Skip the pictures and quote all of the lines exactly.

-- Begin AVAILABLE DATA --

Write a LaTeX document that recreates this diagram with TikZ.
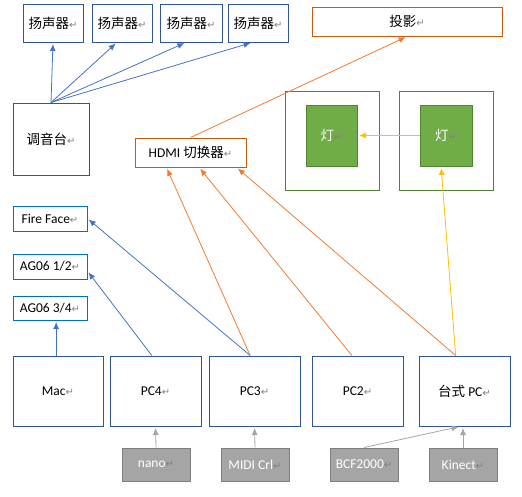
\documentclass[tikz,border=0pt]{standalone}
\usepackage{fontspec}
\setmainfont{Carlito}
\newfontfamily\cjk{Noto Sans CJK SC}
\newfontfamily\sym{DejaVu Sans}
\usetikzlibrary{arrows.meta}
\definecolor{dkblue}{HTML}{2F5597}
\definecolor{ltblue}{HTML}{0070C0}
\definecolor{arblue}{HTML}{4472C4}
\definecolor{dkorange}{HTML}{C55A11}
\definecolor{arorange}{HTML}{ED7D31}
\definecolor{dkgreen}{HTML}{548235}
\definecolor{ltgreen}{HTML}{70AD47}
\definecolor{aryellow}{HTML}{FFC000}
\definecolor{dkgray}{HTML}{7F7F7F}
\definecolor{ltgray}{HTML}{A5A5A5}
\newcommand{\retm}{{\sym\fontsize{10}{10}\selectfont\textcolor{gray}{↵}}}
\tikzset{bx/.style = {rectangle, draw=dkblue, line width=1pt, inner sep=0pt, text=black},
           spk/.style = {bx, minimum width=60, minimum height=38},
           pc/.style = {bx, minimum width=91, minimum height=70},
           sm/.style = {bx, draw=ltblue, minimum width=74, minimum height=25},
           ob/.style = {bx, draw=dkorange},
           frame/.style = {bx, draw=dkgreen, minimum width=94, minimum height=99},
           lamp/.style = {bx, draw=dkgreen, fill=ltgreen, text=white, minimum width=51, minimum height=61},
           gr/.style = {bx, draw=dkgray, fill=ltgray, text=white, minimum width=68, minimum height=33},
           ba/.style = {->, draw=arblue, line width=0.8pt, shorten >=1.5pt},
           oa/.style = {->, draw=arorange, line width=0.8pt, shorten >=1.5pt},
           ya/.style = {->, draw=aryellow, line width=0.8pt, shorten >=1.5pt},
           ga/.style = {->, draw=ltgray, line width=0.8pt, shorten >=1.5pt}}

\begin{document}
\begin{tikzpicture}[x=1pt, y=-1pt, >={Latex[length=7pt,width=6pt]},
    font=\fontsize{13.5}{15}\selectfont]
    \useasboundingbox (0,0) rectangle (522,496);
    \node[spk] (spk1) at (53,23) {\cjk 扬声器\retm};
    \node[spk] (spk2) at (122,23) {\cjk 扬声器\retm};
    \node[spk, minimum width=62] (spk3) at (191,23) {\cjk 扬声器\retm};
    \node[spk] (spk4) at (258,23) {\cjk 扬声器\retm};
    \node[bx, minimum width=76, minimum height=72] (mix) at (51,139) {\cjk 调音台\retm};
    \node[ob, minimum width=111, minimum height=29] (hdmi) at (190.5,152.5) {HDMI {\cjk 切换器}\retm};
    \node[ob, minimum width=190, minimum height=29] (proj) at (407,21.5) {\cjk 投影\retm};
    \node[frame] (frm1) at (332,140.5) {}; \node[frame] (frm2) at (446,140.5) {};
    \node[lamp] (lamp1) at (331.5,135.5) {\cjk 灯\retm};
    \node[lamp, minimum width=52] (lamp2) at (446,135.5) {\cjk 灯\retm};
    \node[sm] (ff) at (50,218.5) {Fire Face\retm};
    \node[sm] (ag12) at (50,266.5) {AG06 1/2\retm};
    \node[sm, minimum height=24] (ag34) at (50,308) {AG06 3/4\retm};
    \node[pc, minimum width=90] (mac) at (58,391) {Mac\retm};
    \node[pc] (pc4) at (155.5,391) {PC4\retm};
    \node[pc] (pc3) at (254.5,391) {PC3\retm};
    \node[pc] (pc2) at (357.5,391) {PC2\retm};
    \node[pc] (desk) at (464.5,391) {{\cjk 台式} PC\retm};
    \node[gr] (nano) at (156,464.5) {nano\retm};
    \node[gr] (midi) at (255,464.5) {MIDI Crl\retm};
    \node[gr] (bcf) at (364,464.5) {BCF2000\retm};
    \node[gr] (kin) at (463,464.5) {Kinect\retm};
    % mixer to speakers
    \draw[ba] (mix.north) -- (spk1.south);
    \draw[ba] (mix.north) -- (spk2.-105);
    \draw[ba] (mix.north) -- (spk3.-105);
    \draw[ba] (mix.north) -- (spk4.-107);
    % computers to sound cards
    \draw[ba] (mac.93) -- (mac.93 |- ag34.south);
    \draw[ba] (pc4.96) -- (ag12.-7);
    \draw[ba] (pc3.97) -- (ff.east);
    % video
    \draw[oa] (pc3.97) -- (hdmi.-148);
    \draw[oa] (pc2.99) -- (hdmi.-60);
    \draw[oa] (desk.104) -- (hdmi.-18);
    \draw[oa] (hdmi.north) -- (proj.south);
    % lights
    \draw[ya] (desk.104) -- (lamp2.-99);
    \draw[ya] (lamp2.west) -- (lamp1.east);
    % controllers
    \draw[ga] (nano.north) -- (pc4.south);
    \draw[ga] (midi.north) -- (pc3.south);
    \draw[ga] (bcf.north) -- (desk.-97);
    \draw[ga] (kin.north) -- (kin.north |- desk.south);
  \end{tikzpicture}
\end{document}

-- End AVAILABLE DATA --

# RIGHT ANSWER
Write a LaTeX document that recreates this diagram with TikZ.
\documentclass[tikz,border=0pt]{standalone}
\usepackage{fontspec}
\setmainfont{Carlito}
\newfontfamily\cjk{Noto Sans CJK SC}
\newfontfamily\sym{DejaVu Sans}
\usetikzlibrary{arrows.meta}
\definecolor{dkblue}{HTML}{2F5597}
\definecolor{ltblue}{HTML}{0070C0}
\definecolor{arblue}{HTML}{4472C4}
\definecolor{dkorange}{HTML}{C55A11}
\definecolor{arorange}{HTML}{ED7D31}
\definecolor{dkgreen}{HTML}{548235}
\definecolor{ltgreen}{HTML}{70AD47}
\definecolor{aryellow}{HTML}{FFC000}
\definecolor{dkgray}{HTML}{7F7F7F}
\definecolor{ltgray}{HTML}{A5A5A5}
\newcommand{\retm}{{\sym\fontsize{10}{10}\selectfont\textcolor{gray}{↵}}}
\tikzset{bx/.style = {rectangle, draw=dkblue, line width=1pt, inner sep=0pt, text=black},
           spk/.style = {bx, minimum width=60, minimum height=38},
           pc/.style = {bx, minimum width=91, minimum height=70},
           sm/.style = {bx, draw=ltblue, minimum width=74, minimum height=25},
           ob/.style = {bx, draw=dkorange},
           frame/.style = {bx, draw=dkgreen, minimum width=94, minimum height=99},
           lamp/.style = {bx, draw=dkgreen, fill=ltgreen, text=white, minimum width=51, minimum height=61},
           gr/.style = {bx, draw=dkgray, fill=ltgray, text=white, minimum width=68, minimum height=33},
           ba/.style = {->, draw=arblue, line width=0.8pt, shorten >=1.5pt},
           oa/.style = {->, draw=arorange, line width=0.8pt, shorten >=1.5pt},
           ya/.style = {->, draw=aryellow, line width=0.8pt, shorten >=1.5pt},
           ga/.style = {->, draw=ltgray, line width=0.8pt, shorten >=1.5pt}}

\begin{document}
\begin{tikzpicture}[x=1pt, y=-1pt, >={Latex[length=7pt,width=6pt]},
    font=\fontsize{13.5}{15}\selectfont]
    \useasboundingbox (0,0) rectangle (522,496);
    \node[spk] (spk1) at (53,23) {\cjk 扬声器\retm};
    \node[spk] (spk2) at (122,23) {\cjk 扬声器\retm};
    \node[spk, minimum width=62] (spk3) at (191,23) {\cjk 扬声器\retm};
    \node[spk] (spk4) at (258,23) {\cjk 扬声器\retm};
    \node[bx, minimum width=76, minimum height=72] (mix) at (51,139) {\cjk 调音台\retm};
    \node[ob, minimum width=111, minimum height=29] (hdmi) at (190.5,152.5) {HDMI {\cjk 切换器}\retm};
    \node[ob, minimum width=190, minimum height=29] (proj) at (407,21.5) {\cjk 投影\retm};
    \node[frame] (frm1) at (332,140.5) {}; \node[frame] (frm2) at (446,140.5) {};
    \node[lamp] (lamp1) at (331.5,135.5) {\cjk 灯\retm};
    \node[lamp, minimum width=52] (lamp2) at (446,135.5) {\cjk 灯\retm};
    \node[sm] (ff) at (50,218.5) {Fire Face\retm};
    \node[sm] (ag12) at (50,266.5) {AG06 1/2\retm};
    \node[sm, minimum height=24] (ag34) at (50,308) {AG06 3/4\retm};
    \node[pc, minimum width=90] (mac) at (58,391) {Mac\retm};
    \node[pc] (pc4) at (155.5,391) {PC4\retm};
    \node[pc] (pc3) at (254.5,391) {PC3\retm};
    \node[pc] (pc2) at (357.5,391) {PC2\retm};
    \node[pc] (desk) at (464.5,391) {{\cjk 台式} PC\retm};
    \node[gr] (nano) at (156,464.5) {nano\retm};
    \node[gr] (midi) at (255,464.5) {MIDI Crl\retm};
    \node[gr] (bcf) at (364,464.5) {BCF2000\retm};
    \node[gr] (kin) at (463,464.5) {Kinect\retm};
    % mixer to speakers
    \draw[ba] (mix.north) -- (spk1.south);
    \draw[ba] (mix.north) -- (spk2.-105);
    \draw[ba] (mix.north) -- (spk3.-105);
    \draw[ba] (mix.north) -- (spk4.-107);
    % computers to sound cards
    \draw[ba] (mac.93) -- (mac.93 |- ag34.south);
    \draw[ba] (pc4.96) -- (ag12.-7);
    \draw[ba] (pc3.97) -- (ff.east);
    % video
    \draw[oa] (pc3.97) -- (hdmi.-148);
    \draw[oa] (pc2.99) -- (hdmi.-60);
    \draw[oa] (desk.104) -- (hdmi.-18);
    \draw[oa] (hdmi.north) -- (proj.south);
    % lights
    \draw[ya] (desk.104) -- (lamp2.-99);
    \draw[ya] (lamp2.west) -- (lamp1.east);
    % controllers
    \draw[ga] (nano.north) -- (pc4.south);
    \draw[ga] (midi.north) -- (pc3.south);
    \draw[ga] (bcf.north) -- (desk.-97);
    \draw[ga] (kin.north) -- (kin.north |- desk.south);
  \end{tikzpicture}
\end{document}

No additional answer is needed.